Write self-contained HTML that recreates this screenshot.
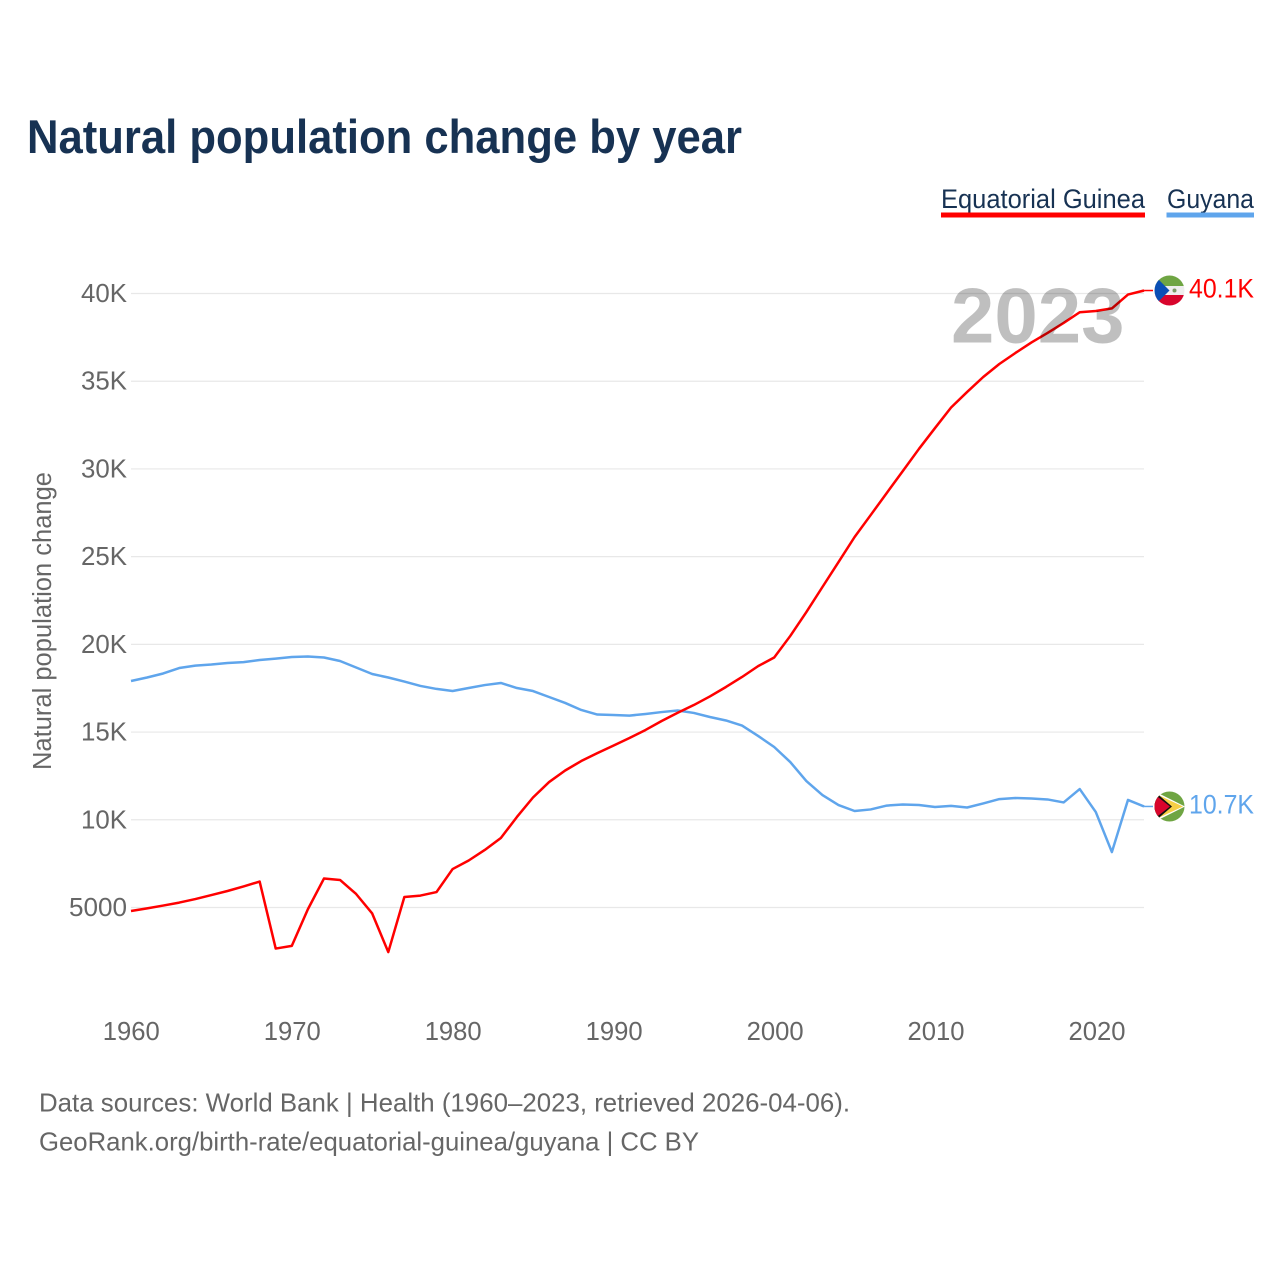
<!DOCTYPE html>
<html lang="en">
<head>
<meta charset="utf-8">
<title>Natural population change by year</title>
<style>
html,body{margin:0;padding:0;background:#fff;width:1280px;height:1280px;overflow:hidden}
svg{display:block}
text{font-family:"Liberation Sans",sans-serif}
</style>
</head>
<body>
<svg id="chart" xmlns="http://www.w3.org/2000/svg" width="1280" height="1280" viewBox="0 0 1280 1280">
  <defs>
    <clipPath id="flag-clip-a"><circle cx="1169.5" cy="290.5" r="15"/></clipPath>
    <clipPath id="flag-clip-b"><circle cx="1169.5" cy="806.5" r="15"/></clipPath>
  </defs>
  <rect width="1280" height="1280" fill="#fff"/>
  <text x="27" y="153" font-size="47" font-weight="700" fill="#173253" textLength="715" lengthAdjust="spacingAndGlyphs">Natural population change by year</text>

  <g>
    <text x="941" y="208" font-size="26.5" fill="#173253" textLength="204" lengthAdjust="spacingAndGlyphs">Equatorial Guinea</text>
    <rect x="941" y="212.5" width="204" height="5" fill="#ff0000"/>
  </g>
  <g>
    <text x="1167" y="208" font-size="26.5" fill="#173253" textLength="87" lengthAdjust="spacingAndGlyphs">Guyana</text>
    <rect x="1166.5" y="212.5" width="87.5" height="5" fill="#5fa5ec"/>
  </g>

  <g id="grid"></g>
  <g id="y-ticks"></g>
  <g id="x-ticks"></g>

  <text transform="translate(51,621) rotate(-90)" text-anchor="middle" font-size="25.5" fill="#666" textLength="298" lengthAdjust="spacingAndGlyphs">Natural population change</text>

  <g id="series"></g>

  <text x="951" y="342.5" font-size="78" font-weight="700" fill="#000" fill-opacity="0.25">2023</text>

  <g clip-path="url(#flag-clip-a)">
    <rect x="1154" y="275" width="31" height="11" fill="#6fa543"/>
    <rect x="1154" y="286" width="31" height="9" fill="#eeeeee"/>
    <rect x="1154" y="295" width="31" height="11" fill="#d8052c"/>
    <polygon points="1154,275 1154,306 1169.5,290.5" fill="#0a4fb5"/>
    <circle cx="1174.5" cy="290.5" r="2" fill="#7c9a66"/>
  </g>
  <g clip-path="url(#flag-clip-b)">
    <rect x="1154" y="791" width="31" height="31" fill="#6fa543"/>
    <polygon points="1154,791 1185,806.5 1154,822" fill="#fff"/>
    <polygon points="1154,793 1183,806.5 1154,820" fill="#f7cf46"/>
    <polygon points="1154,791 1172,806.5 1154,822" fill="#111"/>
    <polygon points="1154,794 1170,806.5 1154,819" fill="#d8052c"/>
  </g>

  <text id="value-label-a" x="1189" y="297.5" font-size="26.5" fill="#ff0000" textLength="65" lengthAdjust="spacingAndGlyphs">40.1K</text>
  <text id="value-label-b" x="1189" y="813.5" font-size="26.5" fill="#5fa5ec" textLength="65" lengthAdjust="spacingAndGlyphs">10.7K</text>

  <text x="39" y="1111.5" font-size="26" fill="#666" textLength="811" lengthAdjust="spacingAndGlyphs">Data sources: World Bank | Health (1960–2023, retrieved 2026-04-06).</text>
  <text x="39" y="1150.5" font-size="26" fill="#666" textLength="660" lengthAdjust="spacingAndGlyphs">GeoRank.org/birth-rate/equatorial-guinea/guyana | CC BY</text>
</svg>
<script>
const startYear = 1960;
const equatorialGuinea = [4800,4950,5110,5280,5480,5710,5940,6200,6480,2660,2810,4900,6650,6570,5770,4660,2460,5600,5680,5880,7190,7680,8280,8960,10160,11270,12150,12810,13350,13800,14230,14660,15120,15630,16100,16540,17030,17570,18140,18760,19250,20480,21840,23270,24690,26120,27370,28630,29880,31140,32330,33500,34390,35240,35980,36610,37210,37750,38320,38930,39000,39150,39940,40170];
const guyana = [17910,18110,18340,18650,18790,18850,18940,18990,19110,19190,19280,19310,19250,19050,18680,18310,18110,17880,17630,17460,17340,17510,17680,17800,17510,17340,17000,16660,16260,16000,15970,15940,16030,16140,16230,16090,15860,15660,15370,14780,14150,13290,12210,11410,10840,10500,10590,10810,10870,10840,10730,10790,10700,10930,11180,11240,11210,11160,10990,11750,10440,8160,11130,10760];
const yTickValues = [5000,10000,15000,20000,25000,30000,35000,40000];
const yTickLabels = ["5000","10K","15K","20K","25K","30K","35K","40K"];
const xTickYears = [1960,1970,1980,1990,2000,2010,2020];

const NS = 'http://www.w3.org/2000/svg';
function xScale(year){ return 131 + (year - 1960) * 16.08; }
function xLabelScale(year){ return 131.3 + (year - 1960) * 16.095; }
function yScale(v){ return 907.5 - (v - 5000) * (614 / 35000); }

function mk(tag, attrs, text){
  const el = document.createElementNS(NS, tag);
  for (const k in attrs) el.setAttribute(k, attrs[k]);
  if (text !== undefined) el.textContent = text;
  return el;
}

const gridG = document.getElementById('grid');
const yG = document.getElementById('y-ticks');
yTickValues.forEach(function(v, i){
  const y = yScale(v);
  const line = mk('line', {x1:131, x2:1144, y1:y, y2:y, stroke:'#e8e8e8', 'stroke-width':1.2});
  
  
  gridG.appendChild(line);
  const label = yTickLabels[i];
  const t = mk('text', {x:127, y:y + 8.5, 'text-anchor':'end', 'font-size':26, fill:'#666', textLength: label.length === 4 ? 58 : 46, lengthAdjust:'spacingAndGlyphs'}, label);
  
  
  yG.appendChild(t);
});

const xG = document.getElementById('x-ticks');
xTickYears.forEach(function(yr){
  const t = mk('text', {x:xLabelScale(yr), y:1040, 'text-anchor':'middle', 'font-size':26, fill:'#666', textLength:57, lengthAdjust:'spacingAndGlyphs'}, String(yr));
  
  
  xG.appendChild(t);
});

function pathFor(values){
  return values.map(function(v, i){
    return (i ? 'L' : 'M') + xScale(startYear + i).toFixed(2) + ' ' + yScale(v).toFixed(2);
  }).join(' ');
}
const seriesG = document.getElementById('series');

const guyanaLine = mk('path', {d:pathFor(guyana), fill:'none', stroke:'#5fa5ec', 'stroke-width':2.5, 'stroke-linejoin':'round'});


seriesG.appendChild(guyanaLine);

const eqLine = mk('path', {d:pathFor(equatorialGuinea), fill:'none', stroke:'#ff0000', 'stroke-width':2.5, 'stroke-linejoin':'round'});


seriesG.appendChild(eqLine);

const lastYearX = xScale(startYear + guyana.length - 1);
const eqEndY = yScale(equatorialGuinea[equatorialGuinea.length - 1]);
const guyEndY = yScale(guyana[guyana.length - 1]);
const eqConn = mk('line', {x1:lastYearX, x2:1153, y1:eqEndY, y2:eqEndY, stroke:'#ff0000', 'stroke-width':1.5});


seriesG.appendChild(eqConn);
const guyConn = mk('line', {x1:lastYearX, x2:1153, y1:guyEndY, y2:guyEndY, stroke:'#5fa5ec', 'stroke-width':1.5});


seriesG.appendChild(guyConn);
</script>
</body>
</html>
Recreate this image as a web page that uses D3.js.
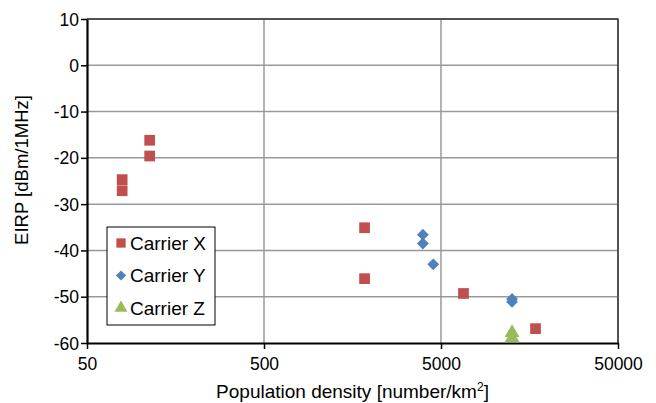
<!DOCTYPE html>
<html>
<head>
<meta charset="utf-8">
<script src="https://cdn.jsdelivr.net/npm/d3@7"></script>
<style>
  body { margin: 0; background: #fff; }
  text { font-family: "Liberation Sans", Arial, sans-serif; fill: #000; }
</style>
</head>
<body>
<script>
// data
var seriesNames = ["Carrier X", "Carrier Y", "Carrier Z"];
var carrierX = [[79, -24.7], [79, -27.1], [113, -16.2], [113, -19.6], [1850, -35.1], [1850, -46.1], [6700, -49.3], [17100, -56.9]];
var carrierY = [[3950, -36.6], [3950, -38.5], [4520, -43.0], [12600, -50.5], [12600, -51.1]];
var carrierZ = [[12600, -57.8], [12600, -58.9]];
var xTicks = [50, 500, 5000, 50000];
var yTicks = [-60, -50, -40, -30, -20, -10, 0, 10];

var width = 656, height = 403;
var margin = {left: 87, right: 38, top: 19, bottom: 60};
var colors = ["#C0504D", "#4F81BD", "#9BBB59"];

// marker shapes: square, diamond (rotated square), triangle
var square = d3.symbol().type(d3.symbolSquare);
var tri = d3.symbol().type(d3.symbolTriangle);
function marker(i, s) {
  if (i === 0) return square.size(115 * s)();
  if (i === 1) return square.size(70 * s)();
  return tri.size(95 * s)();
}
function markerRot(i) { return i === 1 ? ' rotate(45)' : ''; }

var hyphen = function(d) { return String(d); }; // keep plain hyphen-minus

var svg = d3.select('body').append('svg')
  .attr('width', width)
  .attr('height', height);

var x = d3.scaleLog().domain([50, 50000]).range([margin.left, width - margin.right]);
var y = d3.scaleLinear().domain([-60, 10]).range([height - margin.bottom, margin.top]);

// grid
svg.append('g').selectAll('line.gy')
  .data(yTicks.slice(1))
  .enter().append('line')
  .attr('x1', x(50)).attr('x2', x(50000))
  .attr('y1', function(d) { return y(d); }).attr('y2', function(d) { return y(d); })
  .attr('stroke', '#999').attr('stroke-width', 1.5);
svg.append('g').selectAll('line.gx')
  .data(xTicks.slice(1))
  .enter().append('line')
  .attr('x1', function(d) { return x(d); }).attr('x2', function(d) { return x(d); })
  .attr('y1', y(-60)).attr('y2', y(10))
  .attr('stroke', '#999').attr('stroke-width', 1.5);

// top/right border
svg.append('path')
  .attr('d', 'M' + x(50) + ',' + y(10) + 'H' + x(50000) + 'V' + y(-60))
  .attr('fill', 'none').attr('stroke', '#333').attr('stroke-width', 1.5);

// axes
var xAxis = svg.append('g')
  .attr('transform', 'translate(0,' + y(-60) + ')')
  .call(d3.axisBottom(x).tickValues(xTicks).tickFormat(hyphen).tickSize(6).tickSizeOuter(0));
var yAxis = svg.append('g')
  .attr('transform', 'translate(' + x(50) + ',0)')
  .call(d3.axisLeft(y).tickValues(yTicks).tickFormat(hyphen).tickSize(6).tickSizeOuter(0));

[xAxis, yAxis].forEach(function(a) {
  a.select('.domain').attr('stroke', '#000').attr('stroke-width', 2.2);
  a.selectAll('.tick line').attr('stroke', '#000').attr('stroke-width', 1.5);
  a.selectAll('.tick text').style('font-size', '17.5px').attr('fill', '#000');
});
xAxis.selectAll('.tick text').attr('dy', '1.05em');
yAxis.selectAll('.tick text').attr('x', -8).attr('dy', '0.35em');

// axis titles
var xt = svg.append('text')
  .attr('x', (x(50) + x(50000)) / 2)
  .attr('y', 398)
  .attr('text-anchor', 'middle')
  .style('font-size', '19px')
  .text('Population density [number/km');
xt.append('tspan').attr('dy', -7).style('font-size', '12px').text('2');
xt.append('tspan').attr('dy', 7).text(']');

svg.append('text')
  .attr('transform', 'translate(28,170) rotate(-90)')
  .attr('text-anchor', 'middle')
  .style('font-size', '18.5px')
  .text('EIRP [dBm/1MHz]');

// points
var allSeries = [carrierX, carrierY, carrierZ];
allSeries.forEach(function(data, i) {
  svg.append('g').selectAll('path')
    .data(data)
    .enter().append('path')
    .attr('d', marker(i, 1))
    .attr('transform', function(d) { return 'translate(' + x(d[0]) + ',' + y(d[1]) + ')' + markerRot(i); })
    .attr('fill', colors[i]);
});

// legend
var legend = svg.append('g').attr('transform', 'translate(107,227)');
legend.append('rect')
  .attr('width', 108).attr('height', 98)
  .attr('fill', '#fff').attr('stroke', '#000').attr('stroke-width', 1);
var item = legend.selectAll('g.item')
  .data(seriesNames)
  .enter().append('g')
  .attr('transform', function(d, i) { return 'translate(0,' + (16 + i * 32.5) + ')'; });
item.append('path')
  .attr('d', function(d, i) { return marker(i, 0.75); })
  .attr('transform', function(d, i) { return 'translate(14,0)' + markerRot(i); })
  .attr('fill', function(d, i) { return colors[i]; });
item.append('text')
  .attr('x', 23).attr('dy', '0.35em')
  .style('font-size', '19px')
  .text(function(d) { return d; });
</script>
</body>
</html>
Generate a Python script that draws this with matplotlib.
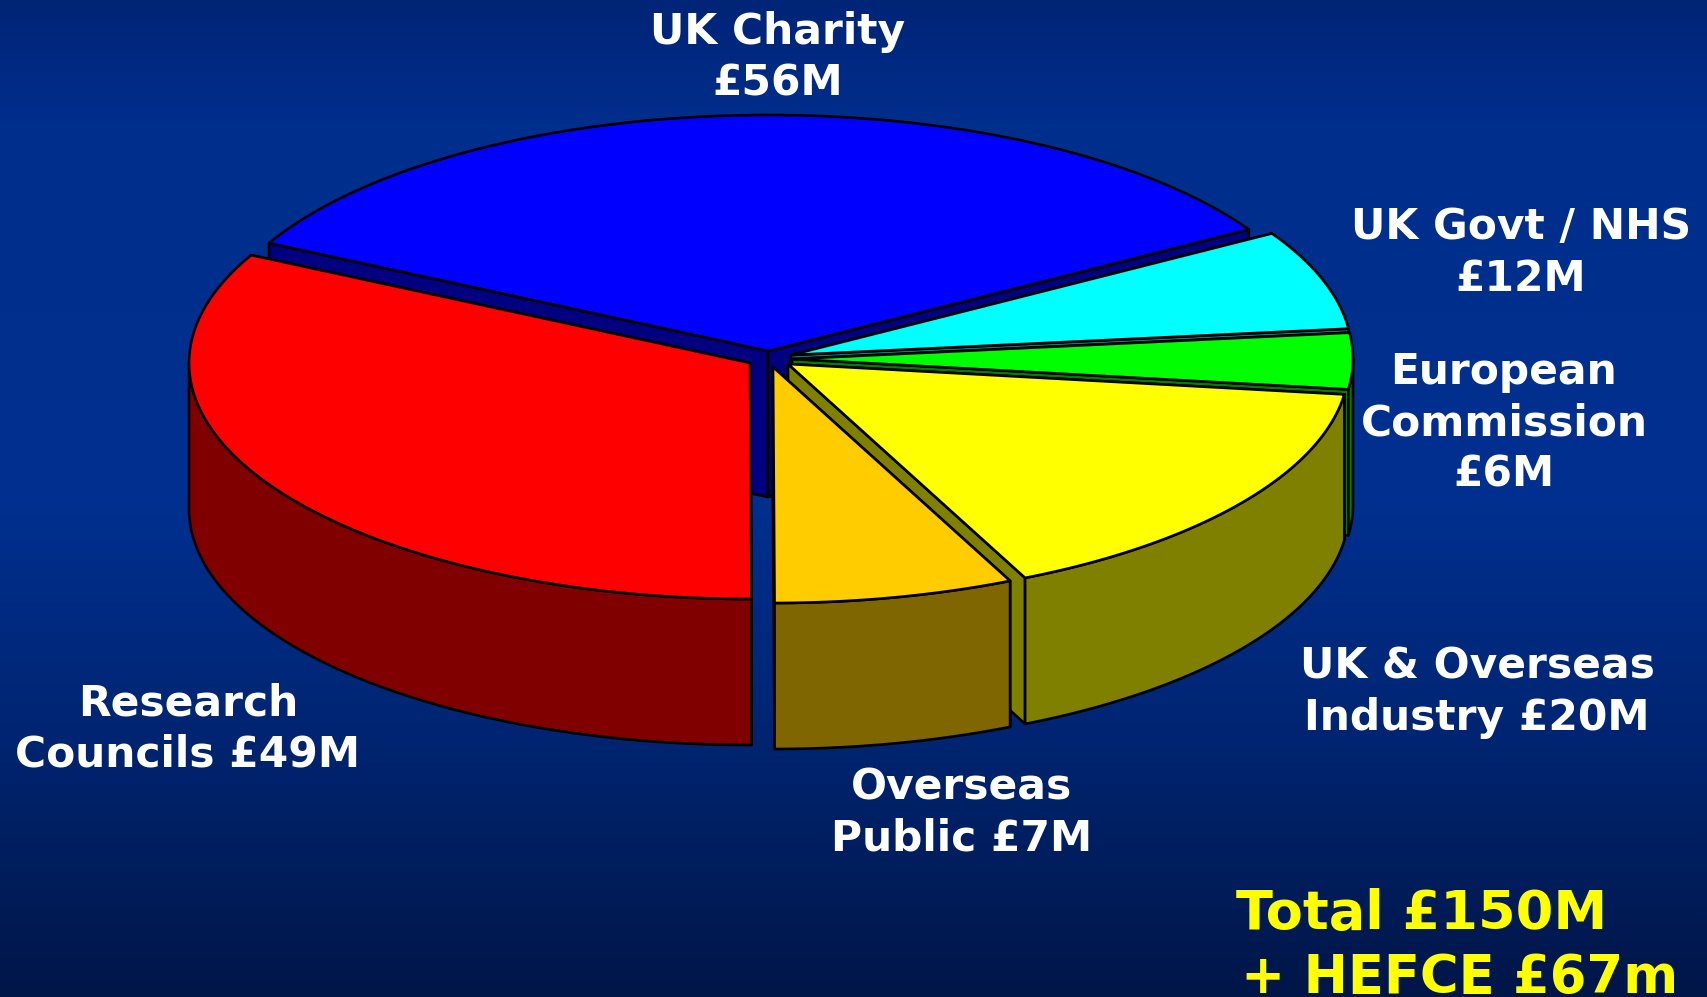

- GOAL OF THE EXERCISE
List all lines in the material containing the string "this".

- CORRECT OUTPUT
Write self-contained HTML that recreates this screenshot.
Recreate this image as a web page that uses D3.js.
Generate a Python script that draws this with matplotlib.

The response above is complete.